Un voto inferiore a quello di una dozzina di paesi, tra i quali il Liechtenstein, e alla pari con Nuova Zelanda o Belgio. La ragione: S&P ha concluso il suo riesame della situazione del paese giudicando insufficiente la recente manovra annunciata da Washington di riduzione del deficit. L'agenzia aveva in passato fatto sapere di ritenere adeguata una riduzione di 4.000 miliardi, ma il recente compromesso tra Congresso e Casa Bianca ha un obiettivo di soli 2.400 miliardi in dieci anni. L'annuncio e' arrivato dopo le otto di sera ora di New York, le due di notte italiane, a mercati statunitensi ormai chiusi.
"Il declassamento riflette la nostra opinione che il consolidamento che il Congresso e l'amministrazione hanno concordato sia a nostro avviso meno di ciò che sarebbe necessario a stabilizzare la dinamica del debito del governo nel medio termine", ha scritto S&P nella sua nota. L'agenzia, dopo la protratta battaglia tra democratici e repubblicani su debito e deficit che aveva portato il paese sull'orlo del default, ha citato anche le disfunzioni della politica americana tra le sue motivazioni: "l'efficacia, la stabilità e la prevedibilità" del processo di policy making appare a S&P diminuita mentre le sfide restano.
Il retroscena del declassamento ha rivelato anche un duro scontro tra il Tesoro americano e S&P. Fin dal primo pomeriggio, è emerso, l'agenzia aveva notificato la sua intenzione sul declassamento. Ma il Tesoro aveva risposto denunciando un errore di calcolo, pari a duemila miliardi di dollari, nelle valutazioni sul debito americano fatte dalla società di rating. L'incognita ha ritardato l'annuncio ormai pronto, ma S&P ha in seguito deciso di procedere ugualmente. L'agenzia aveva lanciato il suo primo allarme sulla possibilità di un downgrade del debito americano il 14 luglio.
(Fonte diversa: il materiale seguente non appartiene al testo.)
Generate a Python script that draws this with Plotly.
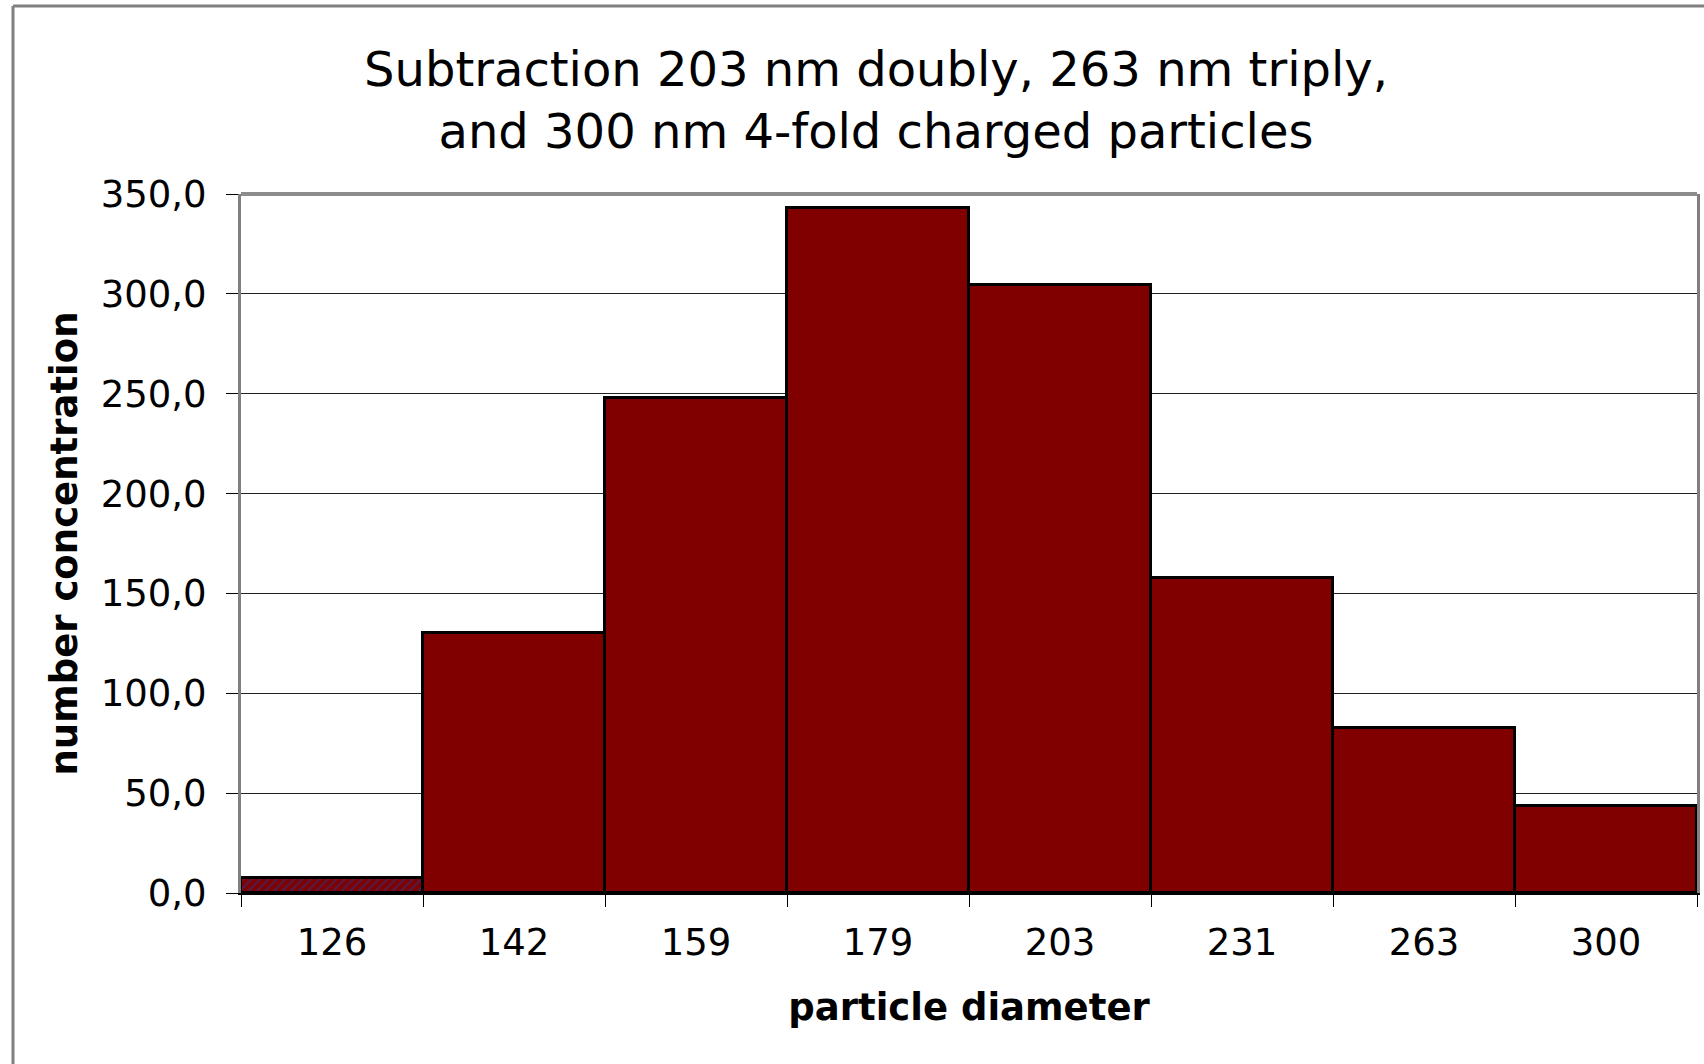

A dare la dimensione senza precedenti di quanto avvenuto è indicata una data: la prima vera garanzia di solidità del debito americano risale al 1790, quando Alexander Hamilton spinse perchè il governo federale si assumesse gli oneri degli stati americani indebitatisi durante la guerra rivoluzionaria. Oggi i Treasuries sono una linfa vitale dell'intero sistema finanziario. Enormi riserve vautarie di paesi come la Cina sono investite in buona parte in Treasuries. In tutto oggi il 46% dei Treasuries sono in mano a stranieri e una loro fuga più o meno rapida dai titoli scatenerebbe gravi tensioni. Ancora: quattromila miliardi in titoli del Tesoro Usa sono utilizzati come garanzia per operazioni da molti protagonisti della finanza, da banche a trader di derivati. Il declassamento potrebbe costare caro costringendo operatori a cercare e offrire nuove garanzie.
Fondi del mercato monetario hanno in portafoglio titoli per 1.300 miliardi legati ai Treasuries: il taglio del rating, qui, potrebbe generare vendite o svalutazioni, anche se molti fondi hanno criteri flessibili quando si tratta di detenere comunque debito classificato con i voti più elevati. I tassi di interess, infine, potrebbero salire e potrebbero scattare altri declassamenti, da quelli stati a quelli di aziende americane, rendendo più costosi i finanziamenti e creando nuovi ostacoli a un'economia già in seria difficoltà e a rischio di ricaduta in recessione.
Di fronte a tutte queste incognite, adesso gli occhi sono tutti puntati sulla reazione dei mercati, se ci saranno violente scosse, paralisi, oppure risposte meno drammatiche. Alcuni analisti ritengono che l'effetto inizialmente potrebbe essere anzitutto psicologico, visto che la possiblità di un downgrade era già stata indicata. Altre due agenzie, Fitch e Moody's, hanno inoltre confermato il loro voto massimo sul rating americano, pur se Moody's ha adottato un outlook negativo. La sicirezza e liquidità dei Treasuries a livello mondiale, a questi analisti, appare difficile da sostituire, anche in presenza di un declassamento. Gli effetti di più lungo termine potrebbero però essere comunque inevitabili e riflettere un appannamento del ruolo economico internazionale degli Stati Uniti.